Arbor: Autonomous Research Framework Unifies Long-Horizon Optimization Across Domains
Key Takeaways
- ▸Arbor introduces Hypothesis Tree Refinement (HTR), a persistent tree data structure that tracks hypotheses, artifacts, evidence, and distilled insights across time, transforming autonomous research from episodic to cumulative
- ▸The framework achieves generality by working across fundamentally different research domains without task-specific tuning, unified under the Autonomous Optimization operational setting
- ▸Delivered 2.5x average improvement over Codex and Claude Code baselines on six real research tasks, with state-of-the-art results on MLE-Bench Lite benchmarks
Summary
Researchers at NLPIR Lab have introduced Arbor, a general-purpose framework for autonomous scientific research that combines strategic coordination, isolated hypothesis testing, and a persistent knowledge tree structure to enable cumulative optimization rather than trial-and-error exploration. The framework addresses a fundamental challenge in autonomous agents: how to conduct long-horizon research that learns from prior experiments and carries lessons forward iteratively. Arbor unifies diverse research tasks—including model training, harness engineering, and data synthesis—under a single Autonomous Optimization framework, achieving 2.5x the average relative improvement of existing baselines (Codex and Claude Code) and reaching 86.36% performance on MLE-Bench Lite with GPT-5.5. The team has open-sourced the implementation as a fully runnable CLI and Agent Skill Suite, enabling integration with existing coding agents and making advanced autonomous research capabilities broadly accessible.

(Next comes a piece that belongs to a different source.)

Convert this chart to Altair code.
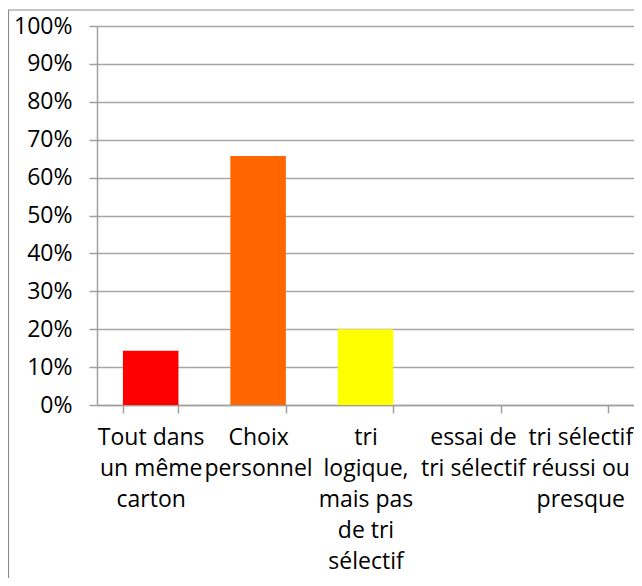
import altair as alt
import pandas as pd

categories = [
    "Tout dans\nun même\ncarton",
    "Choix\npersonnel",
    "tri\nlogique,\nmais pas\nde tri\nsélectif",
    "essai de\ntri sélectif",
    "tri sélectif\nréussi ou\npresque",
]
values = [0.143, 0.657, 0.200, 0.0, 0.0]
colors = ["#FF0000", "#FF6600", "#FFFF00", "#4F81BD", "#4F81BD"]

df = pd.DataFrame({"cat": categories, "val": values, "col": colors})

W, H = 537, 379
FONT = "Open Sans"

x_enc = alt.X(
    "cat:N",
    sort=categories,
    scale=alt.Scale(paddingInner=0.483, paddingOuter=0.2415),
    axis=alt.Axis(
        title=None,
        labelAngle=0,
        labelExpr="split(datum.label, '\\n')",
        labelFont=FONT,
        labelFontSize=23,
        labelColor="#000000",
        labelLineHeight=31,
        labelPadding=13,
        labelBaseline="top",
        labelAlign="center",
        tickBand="extent",
        tickSize=8,
        tickColor="#a0a0a0",
        tickWidth=1.5,
        domainColor="#a0a0a0",
        domainWidth=1.5,
        grid=False,
        labelLimit=0,
    ),
)

bars = alt.Chart(df).mark_bar().encode(
    x=x_enc,
    y=alt.Y(
        "val:Q",
        scale=alt.Scale(domain=[0, 1], nice=False),
        axis=alt.Axis(
            title=None,
            format=".0%",
            values=[i / 10 for i in range(11)],
            labelFont=FONT,
            labelFontSize=23,
            labelColor="#000000",
            labelPadding=17,
            tickSize=8,
            tickColor="#a0a0a0",
            tickWidth=1.5,
            domainColor="#a0a0a0",
            domainWidth=1.5,
            grid=True,
            gridColor="#a6a6a6",
            gridWidth=1.5,
        ),
    ),
    color=alt.Color("col:N", scale=None, legend=None),
)

frame = alt.Chart(pd.DataFrame({"a": [0]})).mark_rect(
    fill=None, stroke="#8c8c8c", strokeWidth=1.2, clip=False
).encode(
    x=alt.value(-88.5),
    x2=alt.value(W + 60),
    y=alt.value(-16),
    y2=alt.value(H + 300),
)

chart = (
    alt.layer(bars, frame)
    .properties(
        width=W,
        height=H,
        autosize=alt.AutoSizeParams(type="none"),
        padding={"left": 89, "top": 18, "right": 0, "bottom": 173},
    )
    .configure_view(stroke=None)
    .configure(background="white")
)

chart.save("out.html", embed_options={"renderer": "svg", "actions": False})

- Open-source release includes both a standalone CLI for long-running experiments and an Agent Skill Suite for integration with systems like Claude Code, democratizing access to structured autonomous research
Editorial Opinion
Arbor represents a meaningful shift in autonomous agent design—moving from reactive, trial-and-error systems to sophisticated researchers that accumulate knowledge through structured exploration. The insight that a persistent knowledge tree and disciplined hypothesis management can deliver 2.5x improvements suggests that how we scaffold exploration is as important as raw model capability. The framework's ability to unify diverse research tasks while remaining deployable in real codebases demonstrates a rare balance between research sophistication and practical utility. Open-sourcing this work could accelerate research cycles across the industry, especially for teams without unlimited computational budgets.